As the spring fighting season develops, we'll see how robust the Taliban are this year. Meanwhile, we need to stop rationalizing away our problems and come to grips with reality. That means accepting that the Taliban have genuine and deep support among Afghanistan's largest single ethnic group, the Pashtuns.

How can we be so dismissive of an enemy who's made one of the most startling comebacks on record? Eight years ago, most Afghans thought the Taliban were finished.

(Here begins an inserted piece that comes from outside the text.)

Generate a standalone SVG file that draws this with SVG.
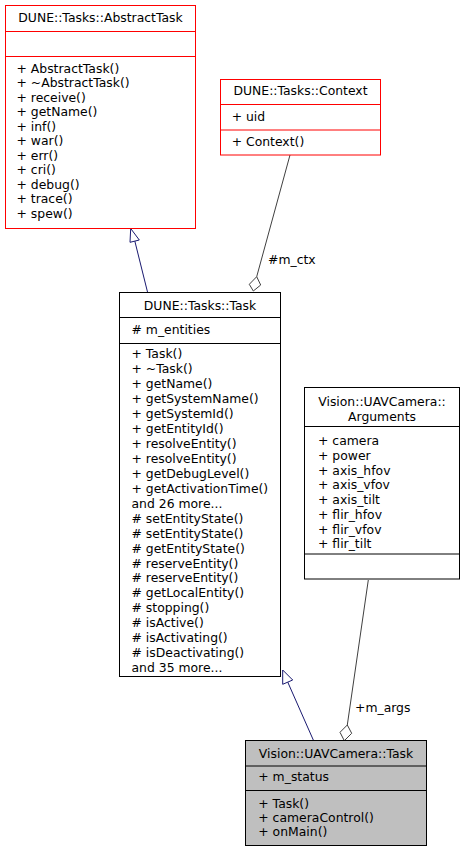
<svg xmlns="http://www.w3.org/2000/svg" width="466" height="852" viewBox="0 0 466 852">
<style>
text{font-family:"DejaVu Sans","Liberation Sans",sans-serif;font-size:12.4px;fill:#000}
.c{text-anchor:middle}
.red{fill:#fff;stroke:#ff0000;stroke-width:1}
.blk{fill:#fff;stroke:#000;stroke-width:1}
.gry{fill:#bfbfbf;stroke:#000;stroke-width:1}
.dr{stroke:#ff0000;stroke-width:1}
.db{stroke:#000;stroke-width:1}
.inh{stroke:#191970;stroke-width:1;fill:none}
.inhh{stroke:#191970;stroke-width:1;fill:#fff}
.agg{stroke:#404040;stroke-width:1;fill:none}
.aggh{stroke:#404040;stroke-width:1;fill:#fff}
</style>
<g id="connectors">
<path class="inh" d="M147.5,292 L134.8,241"/>
<polygon class="inhh" points="130.7,228.5 130,242.3 139.3,240"/>
<path class="inh" d="M313.3,740 L287.7,682"/>
<polygon class="inhh" points="282.7,670 282.7,684.3 292.7,680"/>
<path class="agg" d="M290,155 L256.7,276.7"/>
<polygon class="aggh" points="256.7,276.7 260.7,285 253.3,291 249.3,284.3"/>
<text x="268" y="264">#m_ctx</text>
<path class="agg" d="M368.3,580 L347.3,725"/>
<polygon class="aggh" points="347.3,725 351.7,733.3 344.3,740.7 340,732.3"/>
<text x="355" y="711.7">+m_args</text>
</g>
<g id="AbstractTask">
<rect class="red" x="5.5" y="5.5" width="190" height="223"/>
<line class="dr" x1="5.5" y1="31.5" x2="195.5" y2="31.5"/>
<line class="dr" x1="5.5" y1="56.5" x2="195.5" y2="56.5"/>
<text class="c" x="100.5" y="22">DUNE::Tasks::AbstractTask</text>
<text x="16.5" y="72.5">+ AbstractTask()</text>
<text x="16.5" y="87">+ ~AbstractTask()</text>
<text x="16.5" y="101.5">+ receive()</text>
<text x="16.5" y="116">+ getName()</text>
<text x="16.5" y="130.5">+ inf()</text>
<text x="16.5" y="145">+ war()</text>
<text x="16.5" y="159.5">+ err()</text>
<text x="16.5" y="174">+ cri()</text>
<text x="16.5" y="188.5">+ debug()</text>
<text x="16.5" y="203">+ trace()</text>
<text x="16.5" y="217.5">+ spew()</text>
</g>
<g id="Context">
<rect class="red" x="220.5" y="79.5" width="160" height="75.5"/>
<line class="dr" x1="220.5" y1="104.5" x2="380.5" y2="104.5"/>
<line class="dr" x1="220.5" y1="130" x2="380.5" y2="130"/>
<text class="c" x="300.5" y="95">DUNE::Tasks::Context</text>
<text x="231.7" y="121">+ uid</text>
<text x="231.7" y="146">+ Context()</text>
</g>
<g id="Task">
<rect class="blk" x="119.5" y="292.5" width="161" height="384"/>
<line class="db" x1="119.5" y1="317.5" x2="280.5" y2="317.5"/>
<line class="db" x1="119.5" y1="343.5" x2="280.5" y2="343.5"/>
<text class="c" x="200" y="309.5">DUNE::Tasks::Task</text>
<text x="131.5" y="333.5"># m_entities</text>
<text x="131.5" y="358.3">+ Task()</text>
<text x="131.5" y="373.2">+ ~Task()</text>
<text x="131.5" y="388.2">+ getName()</text>
<text x="131.5" y="403.1">+ getSystemName()</text>
<text x="131.5" y="418.1">+ getSystemId()</text>
<text x="131.5" y="433">+ getEntityId()</text>
<text x="131.5" y="447.9">+ resolveEntity()</text>
<text x="131.5" y="462.9">+ resolveEntity()</text>
<text x="131.5" y="477.8">+ getDebugLevel()</text>
<text x="131.5" y="492.8">+ getActivationTime()</text>
<text x="131.5" y="507.7">and 26 more...</text>
<text x="131.5" y="522.6"># setEntityState()</text>
<text x="131.5" y="537.6"># setEntityState()</text>
<text x="131.5" y="552.5"># getEntityState()</text>
<text x="131.5" y="567.5"># reserveEntity()</text>
<text x="131.5" y="582.4"># reserveEntity()</text>
<text x="131.5" y="597.3"># getLocalEntity()</text>
<text x="131.5" y="612.3"># stopping()</text>
<text x="131.5" y="627.2"># isActive()</text>
<text x="131.5" y="642.2"># isActivating()</text>
<text x="131.5" y="657.1"># isDeactivating()</text>
<text x="131.5" y="672">and 35 more...</text>
</g>
<g id="Arguments">
<rect class="blk" x="304.5" y="387.5" width="155" height="191.5"/>
<line class="db" x1="304.5" y1="426.5" x2="459.5" y2="426.5"/>
<line class="db" x1="304.5" y1="554" x2="459.5" y2="554"/>
<text class="c" x="382" y="406">Vision::UAVCamera::</text>
<text class="c" x="382" y="420.5">Arguments</text>
<text x="318" y="445">+ camera</text>
<text x="318" y="459.8">+ power</text>
<text x="318" y="474.5">+ axis_hfov</text>
<text x="318" y="489.3">+ axis_vfov</text>
<text x="318" y="504">+ axis_tilt</text>
<text x="318" y="518.8">+ flir_hfov</text>
<text x="318" y="533.6">+ flir_vfov</text>
<text x="318" y="548.3">+ flir_tilt</text>
</g>
<g id="UAVCameraTask">
<rect class="gry" x="245.5" y="740.5" width="181" height="105"/>
<line class="db" x1="245.5" y1="766" x2="426.5" y2="766"/>
<line class="db" x1="245.5" y1="790.5" x2="426.5" y2="790.5"/>
<text class="c" x="336" y="757.7">Vision::UAVCamera::Task</text>
<text x="258.3" y="781">+ m_status</text>
<text x="258.3" y="807.5">+ Task()</text>
<text x="258.3" y="821.7">+ cameraControl()</text>
<text x="258.3" y="836">+ onMain()</text>
</g>
</svg>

Now they wonder how long the Americans will last.

Power outages in Kandahar are the least of our problems.
Posted by:Besoeker

#1  ...a frustrated British general, deep into his evening port, must have asked, "Can't these primitives understand the advantages we offer them?"

The Brits of the time were territorial imperialist who wanted to run the place that they had 'marked' as theirs through a series of wars. The intent was to reestablish control and rule over the subjects. Further, I don't recall the American colonies being a sympathetic region from which was launched a devastating attack that killed thousands of Londoners prior to the hostilities.

The Americans have no real desire to 'run' the place and it has nothing of value other than to be denied as a base of operation for those who already have demonstrated their propensity to kill. We just have to take down the problem to a level where other natural predators in the region will keep the parties too busy to bother us again.